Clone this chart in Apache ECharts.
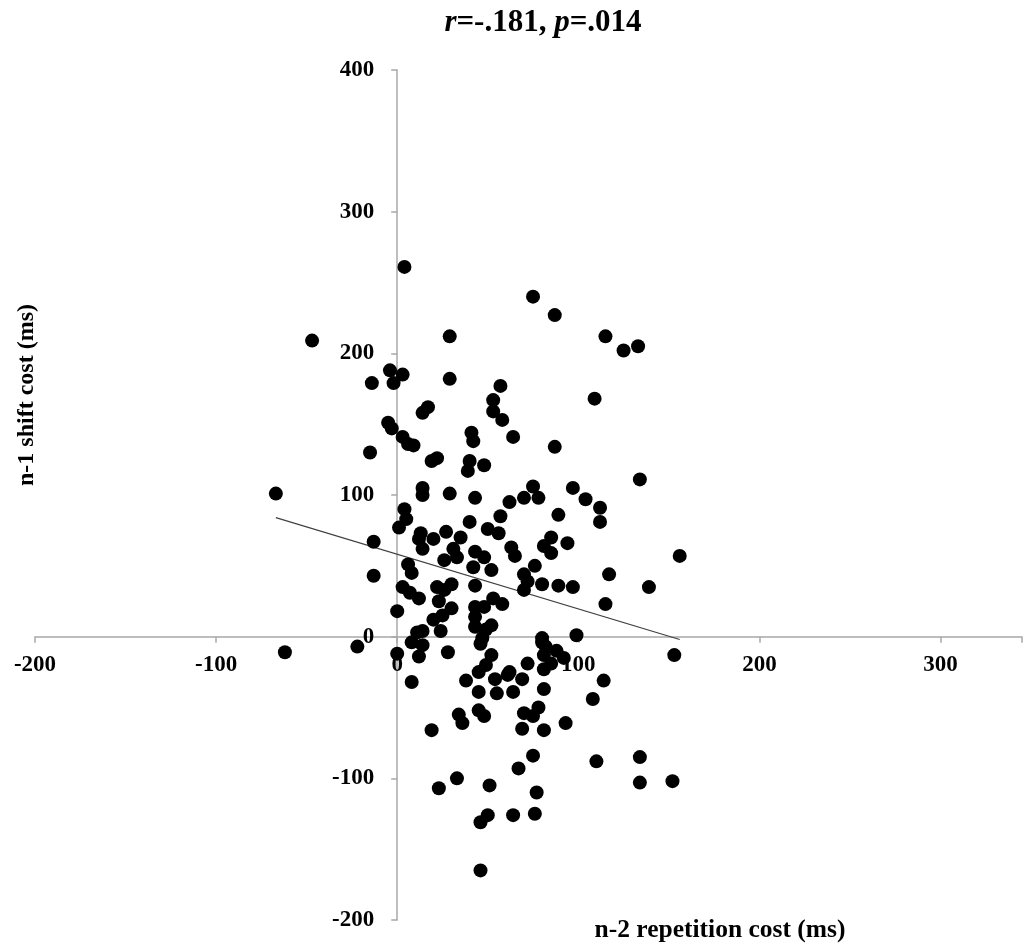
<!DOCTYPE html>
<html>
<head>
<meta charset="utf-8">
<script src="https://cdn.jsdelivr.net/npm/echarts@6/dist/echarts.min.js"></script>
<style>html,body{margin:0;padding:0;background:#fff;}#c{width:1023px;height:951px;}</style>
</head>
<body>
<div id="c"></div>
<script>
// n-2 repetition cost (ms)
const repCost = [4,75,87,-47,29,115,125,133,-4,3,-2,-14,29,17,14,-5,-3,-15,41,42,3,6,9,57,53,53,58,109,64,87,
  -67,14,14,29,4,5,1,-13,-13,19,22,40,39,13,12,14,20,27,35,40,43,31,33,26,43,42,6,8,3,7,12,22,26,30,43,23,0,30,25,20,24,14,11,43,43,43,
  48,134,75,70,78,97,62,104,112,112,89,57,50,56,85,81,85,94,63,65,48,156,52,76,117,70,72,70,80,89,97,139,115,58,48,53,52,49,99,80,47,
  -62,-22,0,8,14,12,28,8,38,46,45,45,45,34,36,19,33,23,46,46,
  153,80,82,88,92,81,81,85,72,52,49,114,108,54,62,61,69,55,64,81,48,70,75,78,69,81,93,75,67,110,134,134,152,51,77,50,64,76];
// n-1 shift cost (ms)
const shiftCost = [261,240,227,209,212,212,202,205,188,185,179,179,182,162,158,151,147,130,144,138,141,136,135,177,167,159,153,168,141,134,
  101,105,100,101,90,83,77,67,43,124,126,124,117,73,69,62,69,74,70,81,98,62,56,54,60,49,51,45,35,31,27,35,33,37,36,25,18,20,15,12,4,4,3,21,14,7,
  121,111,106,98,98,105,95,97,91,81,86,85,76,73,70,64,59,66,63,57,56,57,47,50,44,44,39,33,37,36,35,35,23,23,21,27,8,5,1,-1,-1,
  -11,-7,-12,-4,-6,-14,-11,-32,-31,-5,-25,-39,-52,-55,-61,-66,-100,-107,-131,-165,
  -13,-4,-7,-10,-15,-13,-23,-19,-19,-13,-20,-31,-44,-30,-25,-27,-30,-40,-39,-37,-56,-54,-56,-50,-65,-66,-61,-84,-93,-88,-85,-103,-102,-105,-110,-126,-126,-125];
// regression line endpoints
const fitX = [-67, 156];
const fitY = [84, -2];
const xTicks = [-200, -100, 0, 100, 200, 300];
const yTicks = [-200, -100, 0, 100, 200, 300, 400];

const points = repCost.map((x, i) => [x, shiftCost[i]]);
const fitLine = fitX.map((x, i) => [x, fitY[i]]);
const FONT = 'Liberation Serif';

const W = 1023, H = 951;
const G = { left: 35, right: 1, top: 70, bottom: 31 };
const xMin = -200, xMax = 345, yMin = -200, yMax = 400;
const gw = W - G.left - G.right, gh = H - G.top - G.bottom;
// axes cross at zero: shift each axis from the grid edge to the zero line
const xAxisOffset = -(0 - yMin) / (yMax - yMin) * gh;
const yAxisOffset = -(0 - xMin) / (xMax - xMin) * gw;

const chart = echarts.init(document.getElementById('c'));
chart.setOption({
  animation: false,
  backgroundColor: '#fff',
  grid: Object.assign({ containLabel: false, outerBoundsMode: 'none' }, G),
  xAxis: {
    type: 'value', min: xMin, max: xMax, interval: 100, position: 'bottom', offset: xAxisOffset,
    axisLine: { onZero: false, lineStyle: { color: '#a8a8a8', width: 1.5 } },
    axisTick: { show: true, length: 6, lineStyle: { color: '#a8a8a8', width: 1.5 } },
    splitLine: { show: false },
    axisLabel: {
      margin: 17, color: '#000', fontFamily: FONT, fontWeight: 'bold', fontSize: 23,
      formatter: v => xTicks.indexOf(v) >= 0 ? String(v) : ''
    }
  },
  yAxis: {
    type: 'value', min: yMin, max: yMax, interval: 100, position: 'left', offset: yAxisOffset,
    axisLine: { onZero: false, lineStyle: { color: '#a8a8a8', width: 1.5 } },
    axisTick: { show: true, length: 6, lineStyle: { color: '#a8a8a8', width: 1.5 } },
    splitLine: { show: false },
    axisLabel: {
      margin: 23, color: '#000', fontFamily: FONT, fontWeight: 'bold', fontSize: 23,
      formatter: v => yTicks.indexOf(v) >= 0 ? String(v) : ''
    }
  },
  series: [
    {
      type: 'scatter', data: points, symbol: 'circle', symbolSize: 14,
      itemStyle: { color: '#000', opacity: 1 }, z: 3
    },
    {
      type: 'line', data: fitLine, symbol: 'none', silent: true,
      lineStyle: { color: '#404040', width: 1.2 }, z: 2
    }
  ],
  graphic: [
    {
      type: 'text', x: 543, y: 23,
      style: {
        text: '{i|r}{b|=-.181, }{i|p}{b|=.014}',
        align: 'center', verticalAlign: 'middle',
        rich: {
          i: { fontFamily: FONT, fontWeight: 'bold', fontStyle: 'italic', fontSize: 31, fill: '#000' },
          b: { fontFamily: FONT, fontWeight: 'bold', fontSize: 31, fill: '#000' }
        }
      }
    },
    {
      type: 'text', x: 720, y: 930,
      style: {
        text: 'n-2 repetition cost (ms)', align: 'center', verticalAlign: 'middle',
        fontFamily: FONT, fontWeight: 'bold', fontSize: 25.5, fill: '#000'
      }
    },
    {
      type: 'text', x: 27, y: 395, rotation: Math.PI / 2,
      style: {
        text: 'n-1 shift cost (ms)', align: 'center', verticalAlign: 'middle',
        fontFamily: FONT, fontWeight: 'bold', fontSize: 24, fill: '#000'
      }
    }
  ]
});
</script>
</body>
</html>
****
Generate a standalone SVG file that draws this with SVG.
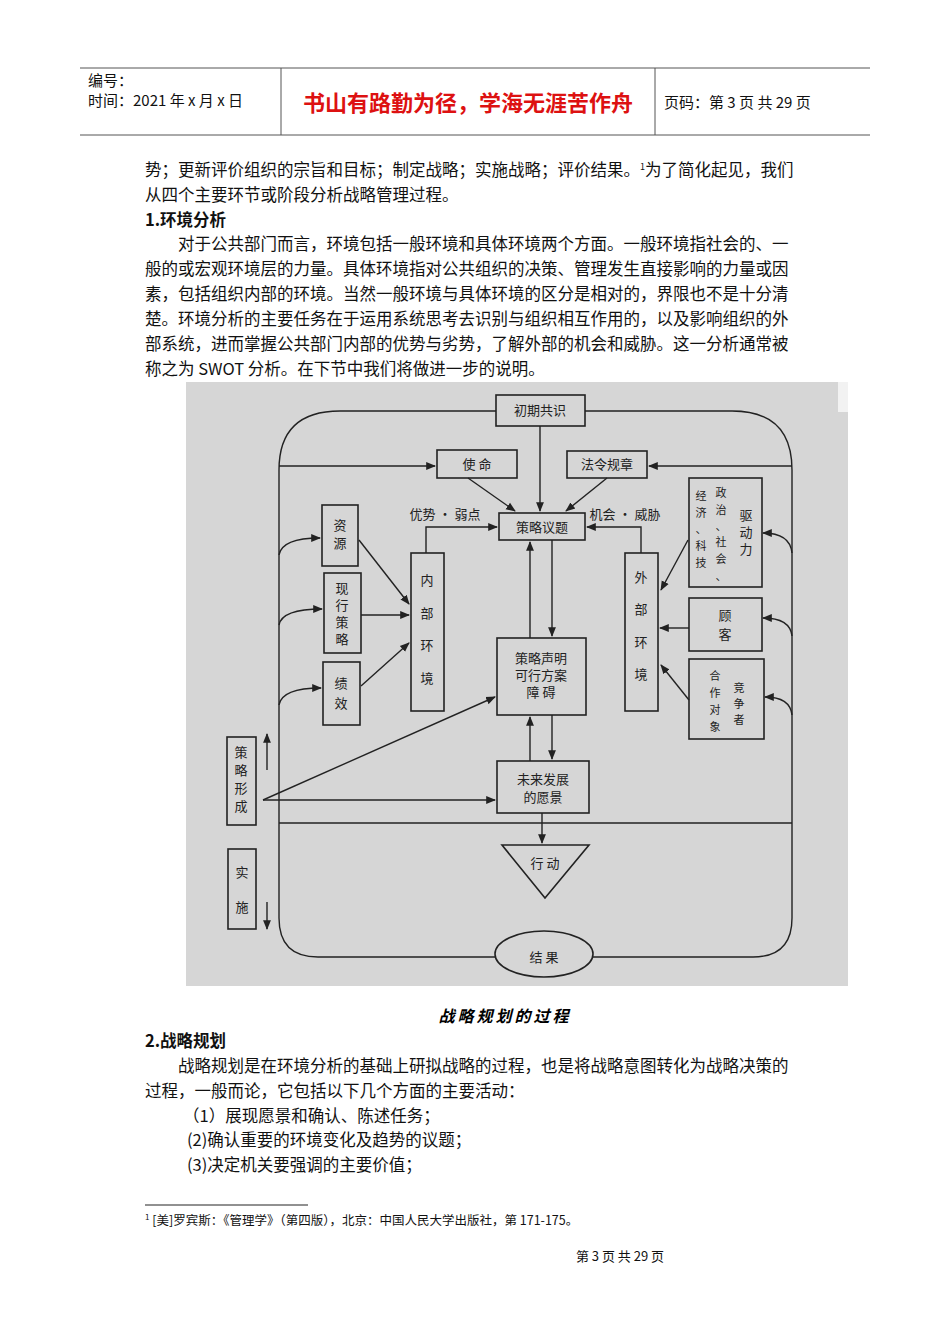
****
Given instruction:
Only lines with "this" are wanted here; list each of them.

Completed task:
Clone this chart in Apache ECharts.
Generate a standalone SVG file that draws this with SVG.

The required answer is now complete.